Records provided
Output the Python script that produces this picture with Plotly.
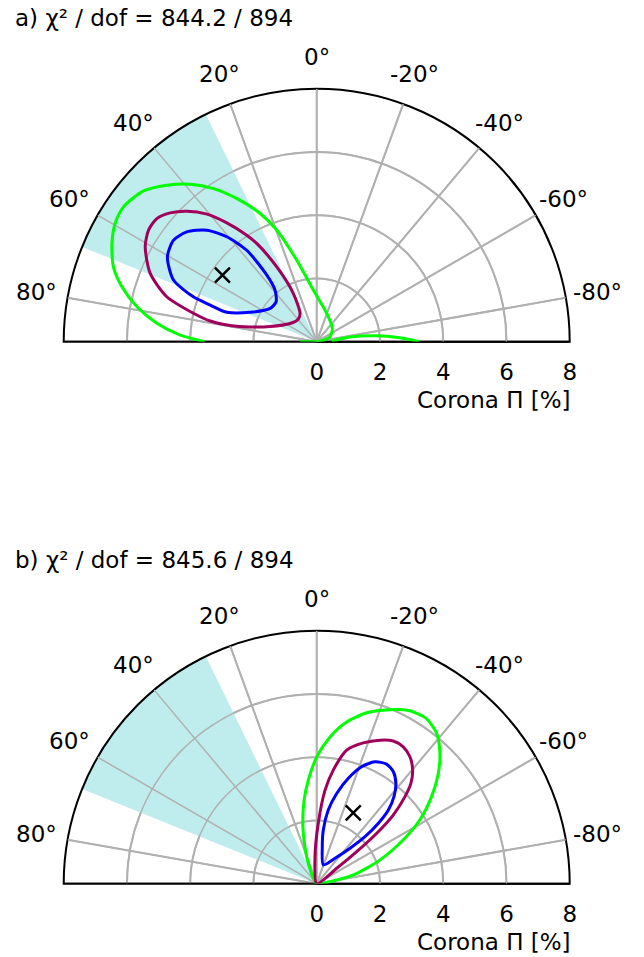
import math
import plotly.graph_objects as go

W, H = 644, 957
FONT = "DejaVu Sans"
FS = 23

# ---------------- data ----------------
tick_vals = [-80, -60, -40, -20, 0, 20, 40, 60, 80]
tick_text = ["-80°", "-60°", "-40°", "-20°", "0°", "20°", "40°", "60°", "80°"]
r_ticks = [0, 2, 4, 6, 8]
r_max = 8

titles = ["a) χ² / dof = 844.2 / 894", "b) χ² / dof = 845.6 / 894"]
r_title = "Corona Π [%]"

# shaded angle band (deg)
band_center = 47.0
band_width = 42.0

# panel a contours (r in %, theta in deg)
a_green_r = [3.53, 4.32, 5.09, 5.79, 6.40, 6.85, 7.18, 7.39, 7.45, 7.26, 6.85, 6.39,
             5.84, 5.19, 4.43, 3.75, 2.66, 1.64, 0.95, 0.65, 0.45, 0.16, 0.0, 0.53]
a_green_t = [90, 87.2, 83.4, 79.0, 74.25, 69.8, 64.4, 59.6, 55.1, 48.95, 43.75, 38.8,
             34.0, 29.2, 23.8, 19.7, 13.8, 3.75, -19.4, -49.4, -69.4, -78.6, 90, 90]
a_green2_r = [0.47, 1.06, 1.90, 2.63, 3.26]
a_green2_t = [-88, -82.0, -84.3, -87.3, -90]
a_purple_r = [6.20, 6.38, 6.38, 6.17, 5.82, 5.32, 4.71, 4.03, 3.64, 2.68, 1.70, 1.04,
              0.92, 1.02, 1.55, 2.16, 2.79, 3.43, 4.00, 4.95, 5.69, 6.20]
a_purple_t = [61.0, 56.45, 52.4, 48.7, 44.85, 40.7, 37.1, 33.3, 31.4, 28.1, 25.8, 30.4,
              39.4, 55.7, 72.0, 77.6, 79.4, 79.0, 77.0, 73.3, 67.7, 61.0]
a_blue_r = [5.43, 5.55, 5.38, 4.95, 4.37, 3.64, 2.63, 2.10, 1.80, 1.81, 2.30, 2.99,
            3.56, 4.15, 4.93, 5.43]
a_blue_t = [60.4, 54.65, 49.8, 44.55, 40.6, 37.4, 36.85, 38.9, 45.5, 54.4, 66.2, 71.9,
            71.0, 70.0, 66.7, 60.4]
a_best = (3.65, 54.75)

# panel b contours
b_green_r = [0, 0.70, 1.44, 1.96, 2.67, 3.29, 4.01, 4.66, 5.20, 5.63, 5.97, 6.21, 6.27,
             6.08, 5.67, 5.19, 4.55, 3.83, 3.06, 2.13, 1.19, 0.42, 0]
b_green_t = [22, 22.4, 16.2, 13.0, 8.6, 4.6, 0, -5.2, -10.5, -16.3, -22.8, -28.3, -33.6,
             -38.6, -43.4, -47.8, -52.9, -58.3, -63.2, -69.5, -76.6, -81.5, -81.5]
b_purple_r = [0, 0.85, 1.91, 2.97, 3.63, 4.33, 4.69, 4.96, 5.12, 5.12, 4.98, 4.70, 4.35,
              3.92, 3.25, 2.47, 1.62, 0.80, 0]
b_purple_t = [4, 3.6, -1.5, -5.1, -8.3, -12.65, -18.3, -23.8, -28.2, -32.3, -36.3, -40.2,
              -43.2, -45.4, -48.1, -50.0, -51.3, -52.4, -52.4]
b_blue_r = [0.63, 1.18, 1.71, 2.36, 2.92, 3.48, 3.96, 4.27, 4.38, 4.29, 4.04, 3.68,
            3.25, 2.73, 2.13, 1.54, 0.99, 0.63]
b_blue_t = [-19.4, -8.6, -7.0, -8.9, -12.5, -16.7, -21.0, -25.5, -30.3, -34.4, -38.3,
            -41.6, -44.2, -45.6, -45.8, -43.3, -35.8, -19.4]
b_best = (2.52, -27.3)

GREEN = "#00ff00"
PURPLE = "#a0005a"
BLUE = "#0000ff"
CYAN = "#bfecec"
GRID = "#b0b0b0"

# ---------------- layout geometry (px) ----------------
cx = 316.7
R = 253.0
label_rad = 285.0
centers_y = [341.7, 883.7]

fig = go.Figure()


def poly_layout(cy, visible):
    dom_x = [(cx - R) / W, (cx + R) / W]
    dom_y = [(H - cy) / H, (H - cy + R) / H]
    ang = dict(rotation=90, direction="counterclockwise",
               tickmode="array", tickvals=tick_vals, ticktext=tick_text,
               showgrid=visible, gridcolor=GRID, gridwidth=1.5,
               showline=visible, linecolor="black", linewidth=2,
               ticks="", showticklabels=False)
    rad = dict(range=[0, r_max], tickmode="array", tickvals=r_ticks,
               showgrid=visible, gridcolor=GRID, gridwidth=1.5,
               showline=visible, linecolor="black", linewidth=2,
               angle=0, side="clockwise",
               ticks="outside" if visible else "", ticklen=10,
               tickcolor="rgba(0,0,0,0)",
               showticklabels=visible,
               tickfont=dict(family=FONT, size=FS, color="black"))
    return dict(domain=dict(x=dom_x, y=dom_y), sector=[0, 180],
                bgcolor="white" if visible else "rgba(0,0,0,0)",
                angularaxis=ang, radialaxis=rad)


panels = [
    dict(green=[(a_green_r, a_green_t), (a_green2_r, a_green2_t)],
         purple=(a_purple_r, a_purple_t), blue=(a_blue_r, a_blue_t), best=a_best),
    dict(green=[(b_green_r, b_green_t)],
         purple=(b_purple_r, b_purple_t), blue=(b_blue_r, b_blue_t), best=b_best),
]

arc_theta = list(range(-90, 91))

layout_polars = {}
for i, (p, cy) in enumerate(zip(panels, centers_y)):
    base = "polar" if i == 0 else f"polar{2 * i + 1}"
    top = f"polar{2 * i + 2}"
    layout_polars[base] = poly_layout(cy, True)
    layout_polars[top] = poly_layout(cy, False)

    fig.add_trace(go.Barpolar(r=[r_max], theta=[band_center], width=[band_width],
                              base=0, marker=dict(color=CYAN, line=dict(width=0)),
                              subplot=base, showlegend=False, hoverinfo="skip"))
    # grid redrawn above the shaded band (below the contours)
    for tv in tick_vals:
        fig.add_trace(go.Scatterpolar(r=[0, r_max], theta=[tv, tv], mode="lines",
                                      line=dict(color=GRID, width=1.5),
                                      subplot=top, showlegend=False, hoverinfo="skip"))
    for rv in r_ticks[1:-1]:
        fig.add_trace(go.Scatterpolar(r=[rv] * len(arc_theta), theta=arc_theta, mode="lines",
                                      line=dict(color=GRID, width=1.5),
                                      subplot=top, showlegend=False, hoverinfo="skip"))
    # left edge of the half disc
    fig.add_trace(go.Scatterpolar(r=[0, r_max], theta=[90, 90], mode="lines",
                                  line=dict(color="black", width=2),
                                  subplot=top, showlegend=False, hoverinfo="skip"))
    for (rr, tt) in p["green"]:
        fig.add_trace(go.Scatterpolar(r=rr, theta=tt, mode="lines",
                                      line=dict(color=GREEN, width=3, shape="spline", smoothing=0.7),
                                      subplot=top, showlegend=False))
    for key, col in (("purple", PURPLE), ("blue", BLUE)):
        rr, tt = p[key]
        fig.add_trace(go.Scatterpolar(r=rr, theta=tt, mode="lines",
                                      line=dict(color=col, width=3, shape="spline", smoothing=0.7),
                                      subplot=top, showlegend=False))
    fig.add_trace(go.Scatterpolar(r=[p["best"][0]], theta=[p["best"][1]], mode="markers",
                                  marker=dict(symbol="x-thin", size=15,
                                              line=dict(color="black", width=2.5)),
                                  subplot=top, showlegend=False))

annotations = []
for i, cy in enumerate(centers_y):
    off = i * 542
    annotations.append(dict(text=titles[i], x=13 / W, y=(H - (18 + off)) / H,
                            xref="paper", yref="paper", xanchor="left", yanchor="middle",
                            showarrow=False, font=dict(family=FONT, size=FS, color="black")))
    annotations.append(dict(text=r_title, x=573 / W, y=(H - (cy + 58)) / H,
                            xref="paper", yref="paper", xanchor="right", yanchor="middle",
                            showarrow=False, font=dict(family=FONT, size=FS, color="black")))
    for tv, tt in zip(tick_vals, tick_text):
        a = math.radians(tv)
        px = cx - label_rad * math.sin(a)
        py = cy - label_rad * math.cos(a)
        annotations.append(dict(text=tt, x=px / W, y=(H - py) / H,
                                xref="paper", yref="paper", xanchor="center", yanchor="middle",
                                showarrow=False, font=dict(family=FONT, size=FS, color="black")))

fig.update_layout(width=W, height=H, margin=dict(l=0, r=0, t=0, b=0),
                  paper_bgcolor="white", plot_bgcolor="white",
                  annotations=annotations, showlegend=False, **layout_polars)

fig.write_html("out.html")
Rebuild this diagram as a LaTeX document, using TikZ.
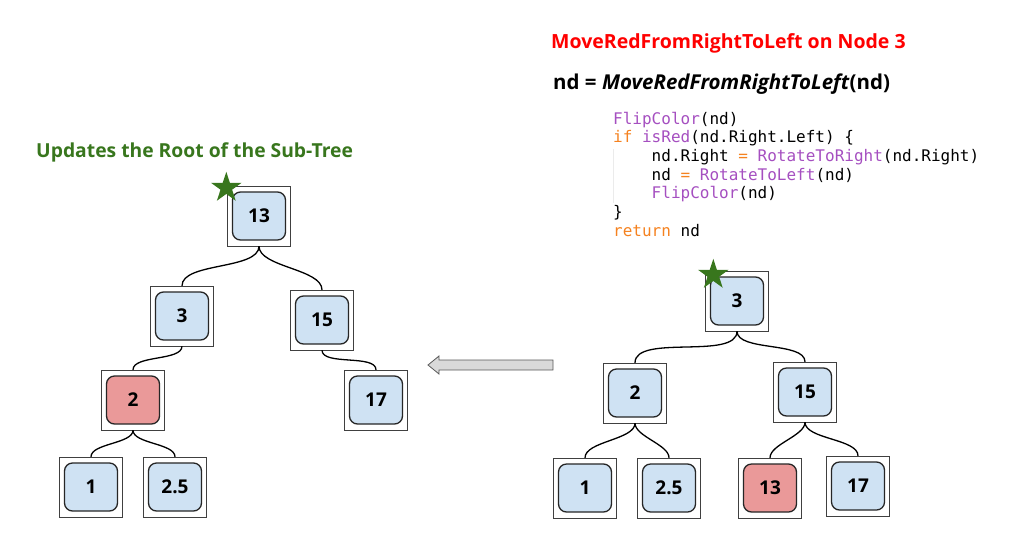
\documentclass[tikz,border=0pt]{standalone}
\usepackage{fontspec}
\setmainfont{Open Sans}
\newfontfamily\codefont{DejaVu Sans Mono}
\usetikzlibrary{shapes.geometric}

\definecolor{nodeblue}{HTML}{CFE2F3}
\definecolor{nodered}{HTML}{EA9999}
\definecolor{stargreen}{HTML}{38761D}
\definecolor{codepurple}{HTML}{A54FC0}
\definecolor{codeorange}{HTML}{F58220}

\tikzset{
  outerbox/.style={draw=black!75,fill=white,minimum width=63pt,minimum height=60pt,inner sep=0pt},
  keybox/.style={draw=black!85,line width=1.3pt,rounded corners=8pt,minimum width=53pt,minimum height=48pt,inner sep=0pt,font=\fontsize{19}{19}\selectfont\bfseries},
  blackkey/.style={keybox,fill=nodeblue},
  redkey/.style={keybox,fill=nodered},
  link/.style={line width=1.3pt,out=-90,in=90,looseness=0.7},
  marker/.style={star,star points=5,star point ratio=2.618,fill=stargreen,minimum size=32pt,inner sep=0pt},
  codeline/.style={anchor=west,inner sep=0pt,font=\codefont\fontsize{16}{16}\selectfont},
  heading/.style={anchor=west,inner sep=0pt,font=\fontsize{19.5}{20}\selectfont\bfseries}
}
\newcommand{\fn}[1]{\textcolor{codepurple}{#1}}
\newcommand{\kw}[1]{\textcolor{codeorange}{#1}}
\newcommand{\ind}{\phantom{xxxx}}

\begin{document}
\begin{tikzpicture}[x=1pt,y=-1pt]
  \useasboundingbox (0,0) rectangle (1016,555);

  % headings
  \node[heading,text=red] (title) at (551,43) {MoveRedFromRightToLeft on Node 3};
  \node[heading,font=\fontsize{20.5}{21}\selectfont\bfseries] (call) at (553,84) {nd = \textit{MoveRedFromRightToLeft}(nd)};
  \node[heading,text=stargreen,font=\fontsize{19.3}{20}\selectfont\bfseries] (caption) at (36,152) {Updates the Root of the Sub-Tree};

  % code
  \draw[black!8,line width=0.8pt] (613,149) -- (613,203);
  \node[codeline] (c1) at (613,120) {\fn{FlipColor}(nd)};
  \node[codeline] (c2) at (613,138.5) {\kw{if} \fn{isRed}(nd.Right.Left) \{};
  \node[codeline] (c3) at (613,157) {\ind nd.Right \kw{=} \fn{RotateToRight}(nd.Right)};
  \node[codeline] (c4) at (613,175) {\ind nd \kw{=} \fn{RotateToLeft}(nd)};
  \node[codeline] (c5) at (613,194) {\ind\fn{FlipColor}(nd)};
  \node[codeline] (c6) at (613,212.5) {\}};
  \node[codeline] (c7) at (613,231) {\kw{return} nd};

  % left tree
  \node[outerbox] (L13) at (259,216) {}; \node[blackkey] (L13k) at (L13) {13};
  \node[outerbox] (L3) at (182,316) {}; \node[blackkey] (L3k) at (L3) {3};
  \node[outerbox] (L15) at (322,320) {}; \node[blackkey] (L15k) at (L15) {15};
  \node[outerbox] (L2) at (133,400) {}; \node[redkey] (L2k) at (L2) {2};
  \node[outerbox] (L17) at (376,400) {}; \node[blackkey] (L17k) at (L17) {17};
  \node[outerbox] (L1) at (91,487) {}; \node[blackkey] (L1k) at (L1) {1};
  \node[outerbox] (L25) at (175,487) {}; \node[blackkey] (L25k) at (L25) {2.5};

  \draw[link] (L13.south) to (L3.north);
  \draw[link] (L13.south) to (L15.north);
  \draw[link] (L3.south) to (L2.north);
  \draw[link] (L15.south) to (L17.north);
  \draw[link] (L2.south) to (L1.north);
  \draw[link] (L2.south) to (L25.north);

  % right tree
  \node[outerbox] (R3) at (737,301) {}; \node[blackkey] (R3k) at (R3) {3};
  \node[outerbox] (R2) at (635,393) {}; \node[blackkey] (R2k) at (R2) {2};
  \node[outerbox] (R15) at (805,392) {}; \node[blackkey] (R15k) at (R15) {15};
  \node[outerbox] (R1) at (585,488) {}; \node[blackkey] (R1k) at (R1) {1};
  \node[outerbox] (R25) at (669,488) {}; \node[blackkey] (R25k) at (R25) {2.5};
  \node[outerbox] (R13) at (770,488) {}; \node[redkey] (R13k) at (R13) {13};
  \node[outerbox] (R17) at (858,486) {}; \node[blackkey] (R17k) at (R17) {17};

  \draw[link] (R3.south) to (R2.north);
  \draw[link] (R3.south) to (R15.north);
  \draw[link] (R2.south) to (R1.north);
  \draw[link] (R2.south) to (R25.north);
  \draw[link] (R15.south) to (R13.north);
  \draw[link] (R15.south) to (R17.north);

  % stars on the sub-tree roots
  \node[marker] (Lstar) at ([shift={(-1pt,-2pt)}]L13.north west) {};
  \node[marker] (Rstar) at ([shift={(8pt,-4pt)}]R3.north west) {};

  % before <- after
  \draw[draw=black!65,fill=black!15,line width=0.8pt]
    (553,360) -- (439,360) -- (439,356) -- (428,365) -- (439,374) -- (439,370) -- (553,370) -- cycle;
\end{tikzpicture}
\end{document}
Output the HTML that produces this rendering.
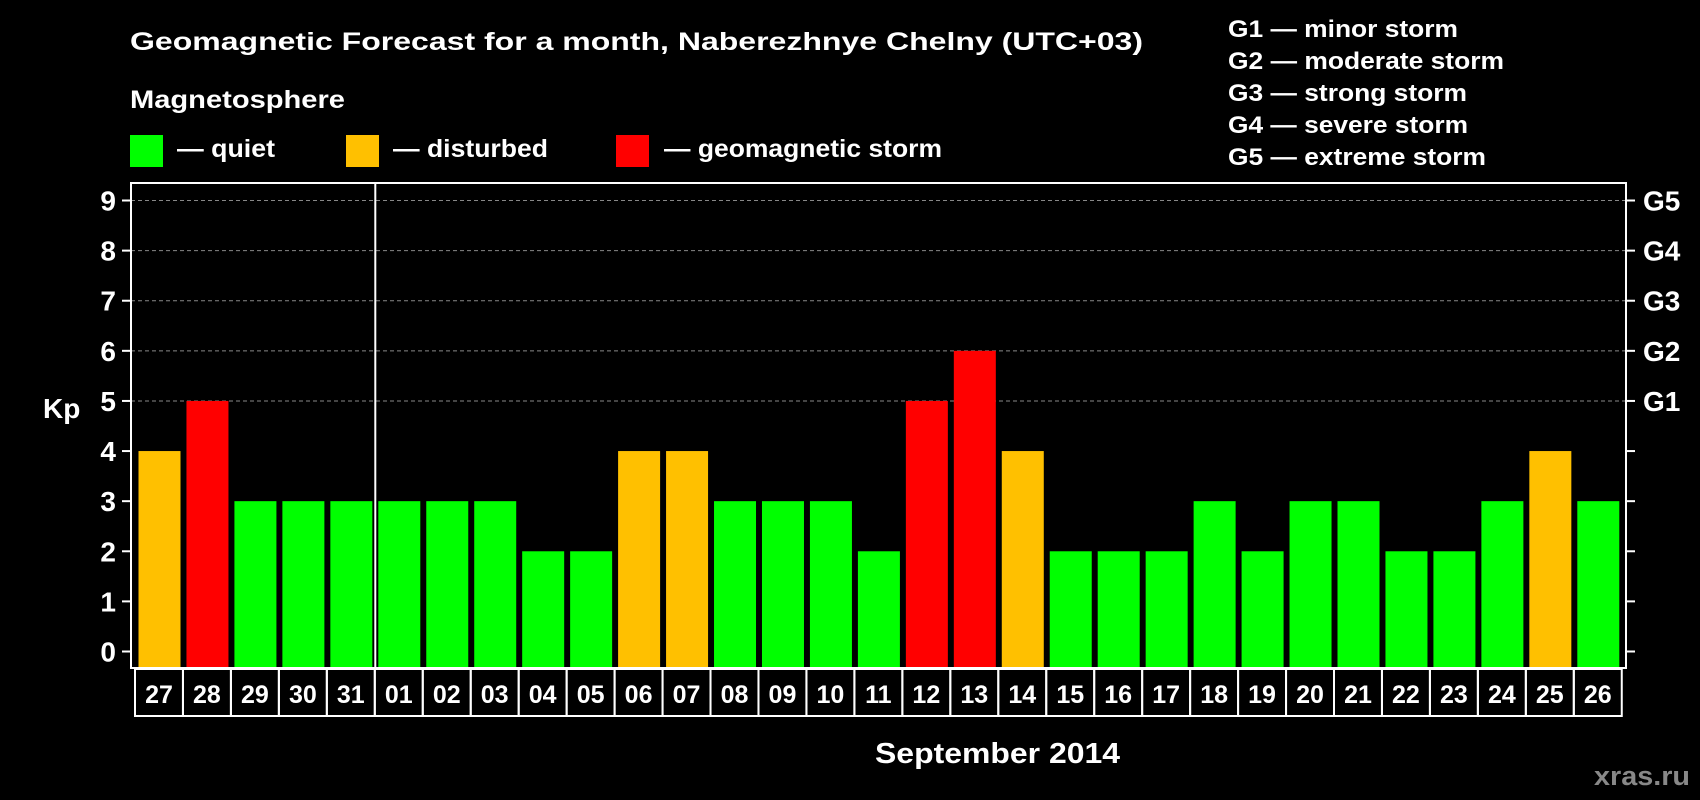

Work to complete
Restate exactly, please, only the lines between the start of the data and the line containing "band_width = 42.0", both ends included, skipping the pictures.

Written solution
Output the Python script that produces this picture with Plotly.
import math
import plotly.graph_objects as go

W, H = 644, 957
FONT = "DejaVu Sans"
FS = 23

# ---------------- data ----------------
tick_vals = [-80, -60, -40, -20, 0, 20, 40, 60, 80]
tick_text = ["-80°", "-60°", "-40°", "-20°", "0°", "20°", "40°", "60°", "80°"]
r_ticks = [0, 2, 4, 6, 8]
r_max = 8

titles = ["a) χ² / dof = 844.2 / 894", "b) χ² / dof = 845.6 / 894"]
r_title = "Corona Π [%]"

# shaded angle band (deg)
band_center = 47.0
band_width = 42.0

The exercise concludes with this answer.